Belli ki birileri siyasilere şirin görünmek için biraz şov yapmak istediler. Hani organik hoşaf ikram etmek yerine bir robot çıkardılar sahneye.
Adı Sanbot olan bu robot, bakan kürsüye gelen kadar pek bir şirin görünüyordu. Böyle Arçelik’in Çelik’i gibi bıcır bıcır bir şey. Ancak bakan konuşmaya başlayınca işin rengi bir anda değişti.
Önce bakana “Çok hızlı konuşuyorsun, yavaş konuş” diye uyarıcı bir cümle kullandı bu haddini bilmez robot.
Bakan biraz bozuldu ama çaktırmadı önce.
Ancak robot bu, ağzı torba değil ki büzesin. Bu sefer “Sen neden bahsediyorsun?” diye salondaki tüm izleyicilerin iç sesini dillendirdi robot.
Bunun üzerine bakan sinirlendi ve robotun fişinin çekilmesini istedi.
Havuz medyasına göre “Robot sahneden uzaklaştırıldı.”
Bir başka havuzcu ifadeye göre, robota haddi bildirildi.
Yapanlar korkudan ne yapacaklarını şaşırmış olsa gerek ki, hemen format attılar robota.
Erdal Şimşek şimdi göz altında ama eminim arkadaşları MİT’tein gelecek haberleri şimdi yayına hazırlıyorlardır.
Başlıkları görür gibiyiz:
Şok haber: Robottan Bylock çıktı!
Robot’un 15 Temmuz’da MİT’i bombalayan uçakları yönlendirdiği belirlendi!
Kimse inanmaz mı zannediyorsunuz?
Ben ne kadar uçuk ve büyük olursa olsun, böylesi yalanlara inanmaya hazır yüzde 40’lık bir kitle tanıyorum bu ülkede.

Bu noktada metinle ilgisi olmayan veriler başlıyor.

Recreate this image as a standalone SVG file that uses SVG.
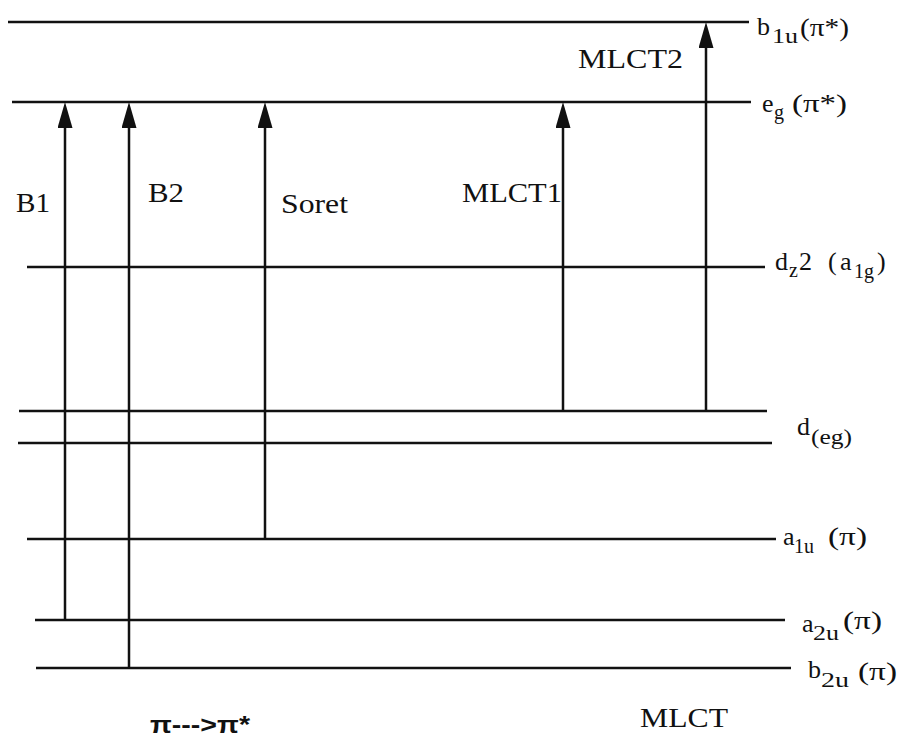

Kimse robot bu ne olacak, demez..
Robot bu…
Rüşvet almaz.
Yalan bilmez.
Çark etmez…
Zulüm yapmaz.
İltimas geçmez.
Ama tabi bunlar Türkiye’de pek arzu edilen özellikler değil.
Başka bir robot kitlesi var ülkede.
Bakan onları tanıyor ve bu iktidara bu kadar robot yeter, Sanbot’a ihtiyaç yok.
Hadi organik hoşaf kaşıklayalım…
Son dakika notu: İnsan ‘bir güne bu kadar kepazelik yeter’, filan diye düşünüyor ama öyle olmuyor Türkiye’de. Akşam Kanal D haber bülteni yalakalıkta şahika sınıfına girecek bir habere imza attı ve robota özür diletti. Evet, yanlış okumadınız, robot bakandan özür diledi. Bununla da yetinmediler, robotu yapan görevliye bültende savunma hakkı verdiler ve görevli robotun henüz üç yaşında olduğunu ve reşit olmadığını söyledi… Anlayın ne tür bir tımarhanede yaşıyoruz işte!